Así concluyó una crisis que fue paradigma de mucho de lo que vino después.

En primer lugar, la crisis iraní demostró que el expansionismo era intrínseco a la naturaleza del régimen soviético. Irán no era Alemania, un vecino poderoso que había de ser contenido con un cordón de seguridad. Tampoco el terreno era el mismo que en Europa Oriental, donde la ausencia de fronteras naturales podía hacer que una columna de tanques se plantase sin apenas dificultades a las puertas de Moscú: ahí estaba el Cáucaso para impedirlo. Por lo tanto, las ambiciones de Stalin eran ahí de naturaleza inequívocamente ofensiva.

En segundo lugar, quedó igualmente probada la capacidad de Stalin –que heredaron sus sucesores–para aliarse con movimientos nacionalistas antioccidentales del Tercer Mundo. Allí donde hubiera un movimiento nacional contrario al colonialismo europeo, los soviéticos intentarían convertirlo en un movimiento de corte comunista. El caso iraní no sólo demostró la capacidad camaleónica de los rusos para unir el comunismo a algo tan extraño y opuesto a él como el nacionalismo, también acreditó que los movimientos antioccidentales apoyados por los rusos sólo tendrían vigor si su base nacionalista era fuerte: el ingrediente comunista sería en la mayoría de las ocasiones incapaz por sí sólo de aglutinar al pueblo contra Occidente.

En tercer lugar, quedó claro que, por muchas que fueran las exhibiciones soviéticas de fuerza, Moscú se echaría finalmente atrás si Occidente se mantenía firme y si no había intereses nacionales soviéticos de por medio. Lo que ocurrió en Irán, ocurrió por dos veces en Berlín, en Cuba (Crisis de los Misiles) y en otros lugares y circunstancias.

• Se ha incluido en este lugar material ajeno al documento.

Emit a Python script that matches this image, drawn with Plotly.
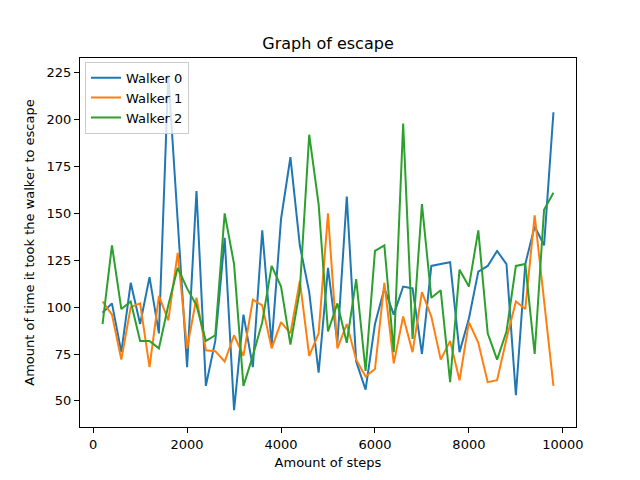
import plotly.graph_objects as go

# amount of steps for every run
steps = list(range(200, 10000, 200))

# time it took each walker to escape
walker_0 = [97, 102, 76, 113, 91, 116, 86, 224, 146, 68,
            162, 58, 82, 137, 45, 96, 68, 141, 80, 147,
            180, 133, 108, 65, 121, 81, 159, 71, 56, 91,
            110, 96, 111, 110, 75, 122, 123, 124, 76, 94,
            119, 122, 130, 123, 53, 123, 143, 133, 204]
walker_1 = [103, 96, 72, 100, 102, 68, 106, 93, 129, 78,
            105, 77, 76.5, 71, 85, 74, 104, 101, 78, 92,
            86, 114, 74, 86, 150, 78, 91, 72, 63, 67,
            113, 70, 95, 76, 108, 95, 72, 82, 61, 92,
            81, 60, 61, 83, 103, 99, 149, 104, 58]
walker_2 = [91, 133, 99, 103, 82, 82, 78, 101, 121, 110,
            101, 82, 85, 150, 123, 58, 74, 92, 122, 111,
            80, 109, 192, 155, 87, 102, 81, 115, 66, 130,
            133, 76, 198, 83, 155, 105, 109, 60, 120, 111,
            141, 86, 72, 87, 122, 123, 75, 152, 161]

names = ["Walker 0", "Walker 1", "Walker 2"]
colors = ["#1f77b4", "#ff7f0e", "#2ca02c"]

fig = go.Figure()
for name, ys, c in zip(names, [walker_0, walker_1, walker_2], colors):
    fig.add_trace(go.Scatter(x=steps, y=ys, mode="lines", name=name,
                             line=dict(color=c, width=2)))

axis_style = dict(showline=True, linecolor="black", linewidth=1, mirror=True,
                  ticks="outside", tickcolor="black", ticklen=5,
                  showgrid=False, zeroline=False, automargin=False,
                  tickfont=dict(size=13, color="black"))

fig.update_xaxes(range=[-280, 10280], tickvals=[0, 2000, 4000, 6000, 8000, 10000],
                 tickformat="d", title=dict(text="Amount of steps", font=dict(size=13, color="black"),
                                            standoff=7),
                 **axis_style)
fig.update_yaxes(range=[36.05, 232.95], tickvals=[50, 75, 100, 125, 150, 175, 200, 225],
                 title=dict(text="Amount of time it took the walker to escape",
                            font=dict(size=13, color="black"), standoff=9),
                 **axis_style)

# the page puts the chart 8px in from the top left corner, so the margins make up for it
fig.update_layout(
    width=640, height=480,
    margin=dict(l=72, r=72, t=50, b=61),
    paper_bgcolor="white", plot_bgcolor="white",
    font=dict(family="DejaVu Sans", color="black"),
    title=dict(text="Graph of escape", x=0.5, xref="paper", xanchor="center",
               y=1 - 35 / 480, yref="container", yanchor="middle",
               font=dict(size=16, color="black")),
    legend=dict(x=0.01, y=0.99, xanchor="left", yanchor="top",
                bgcolor="rgba(255,255,255,0.8)", bordercolor="#cccccc", borderwidth=1,
                font=dict(size=13, color="black")),
)

fig.write_html("out.html")
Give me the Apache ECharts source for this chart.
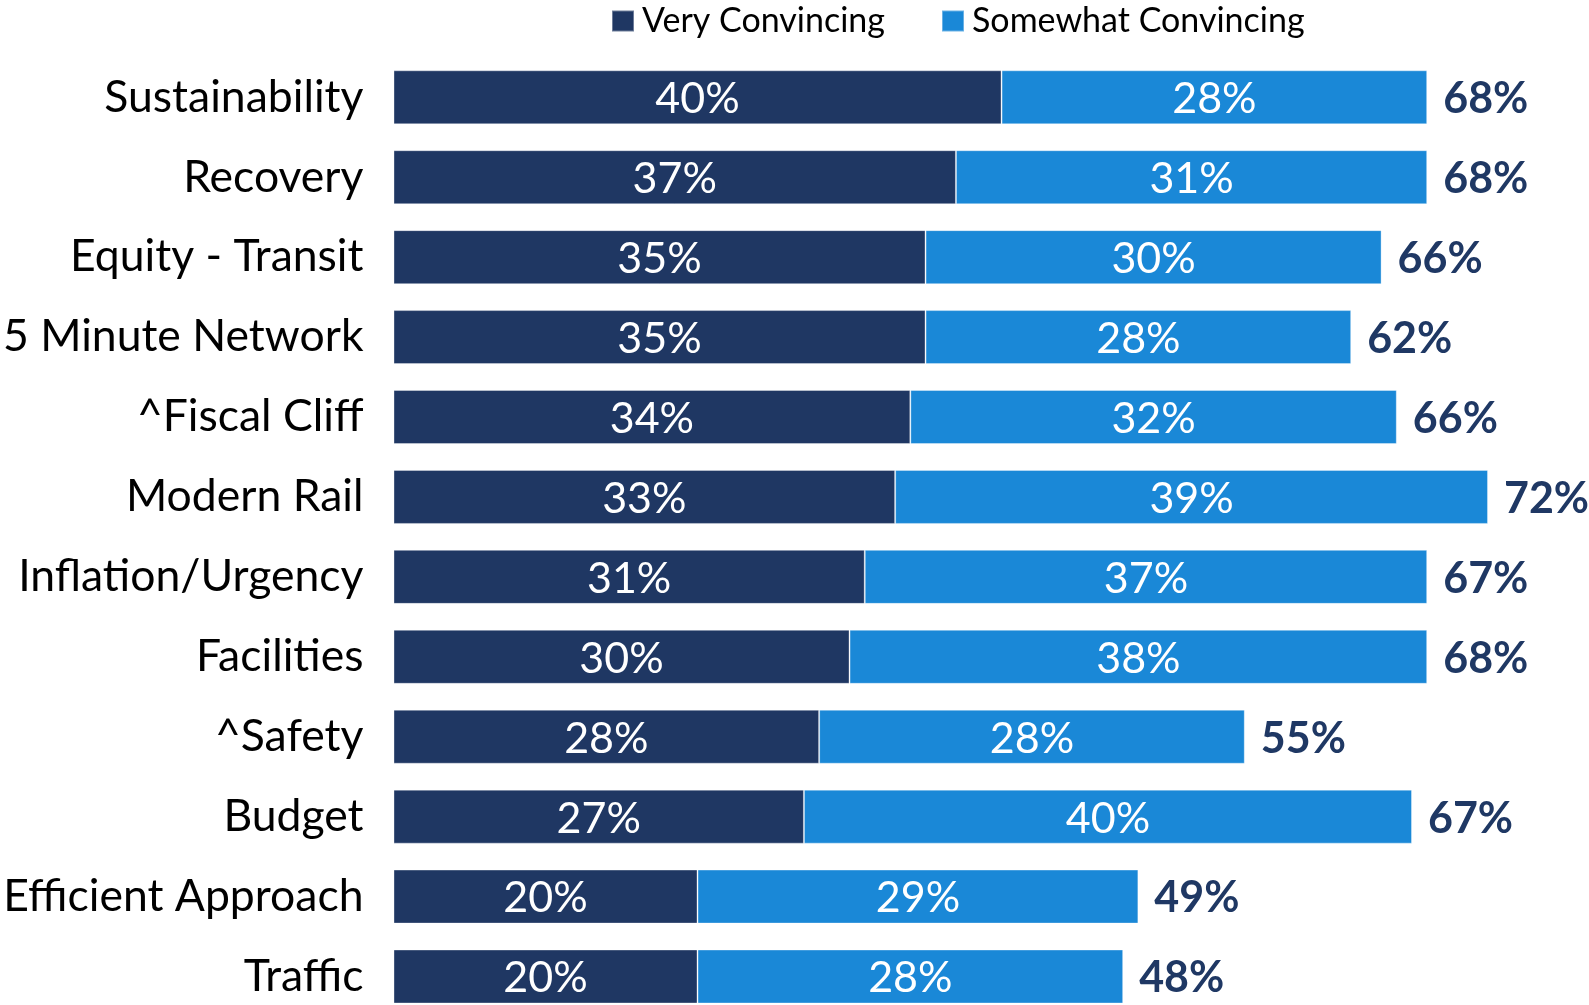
<!DOCTYPE html>
<html>
<head>
<meta charset="utf-8">
<script src="https://cdn.jsdelivr.net/npm/echarts@6/dist/echarts.min.js"></script>
<style>html,body{margin:0;padding:0;background:#fff}#c{width:1589px;height:1005px}</style>
</head>
<body>
<div id="c"></div>
<script>
const categories = ["Sustainability","Recovery","Equity - Transit","5 Minute Network","^Fiscal Cliff","Modern Rail","Inflation/Urgency","Facilities","^Safety","Budget","Efficient Approach","Traffic"];
const veryConvincing = [40,37,35,35,34,33,31,30,28,27,20,20];
const somewhatConvincing = [28,31,30,28,32,39,37,38,28,40,29,28];
const totals = [68,68,66,62,66,72,67,68,55,67,49,48];
const FONT = "Lato";
const chart = echarts.init(document.getElementById('c'));
chart.setOption({
  animation:false,
  textStyle:{fontFamily:FONT},
  legend:{
    data:["Very Convincing","Somewhat Convincing"],
    left:611, top:4, padding:0, itemWidth:22, itemHeight:21, itemGap:56,
    icon:'rect',
    textStyle:{fontFamily:FONT,fontSize:34,color:'#000',padding:[0,0,0,3]}
  },
  grid:{left:391, top:97.3, width:1188.2, height:879.2, containLabel:false},
  xAxis:{type:'value',min:0,max:78,show:false},
  yAxis:{type:'category',data:categories,inverse:true,boundaryGap:false,
    axisLine:{show:false},axisTick:{show:false},splitLine:{show:false},
    axisLabel:{fontFamily:FONT,fontSize:44.5,color:'#000',margin:30}},
  series:[
    {name:"Very Convincing",type:'bar',stack:'s',data:veryConvincing,barWidth:54,
     itemStyle:{color:'#1f3763',borderColor:'rgba(255,255,255,0.35)',borderWidth:1},
     label:{show:true,position:'inside',offset:[0,2],formatter:'{c}%',color:'#fff',fontFamily:FONT,fontSize:43}},
    {name:"Somewhat Convincing",type:'bar',stack:'s',data:somewhatConvincing,barWidth:54,
     itemStyle:{color:'#1a88d7',borderColor:'rgba(255,255,255,0.35)',borderWidth:1},
     label:{show:true,position:'inside',offset:[0,2],formatter:'{c}%',color:'#fff',fontFamily:FONT,fontSize:43}},
    {name:"Total",type:'bar',stack:'s',data:totals.map(()=>0),barWidth:54,
     itemStyle:{color:'transparent'},
     label:{show:true,position:'right',distance:16,offset:[0,2],
       formatter:p=>totals[p.dataIndex]+'%',color:'#1f3864',fontFamily:FONT,fontWeight:'bold',fontSize:43}}
  ]
});
</script>
</body>
</html>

No todos en Occidente supieron entender la verdadera naturaleza de la amenaza soviética, que la crisis iraní dejó meridianamente expuesta. Es más, los que lo hicieron fueron los menos. Hubo un personaje que, atento o no a lo que ocurría en Irán, describió aquélla a la perfección: un joven diplomático destinado en Moscú llamado George Kennan. Si puede hacerse responsable a una sola persona de la estrategia con que los Estados Unidos vencieron a la URSS en la Guerra Fría, esa persona sería Kennan. De él hablaremos en otra ocasión.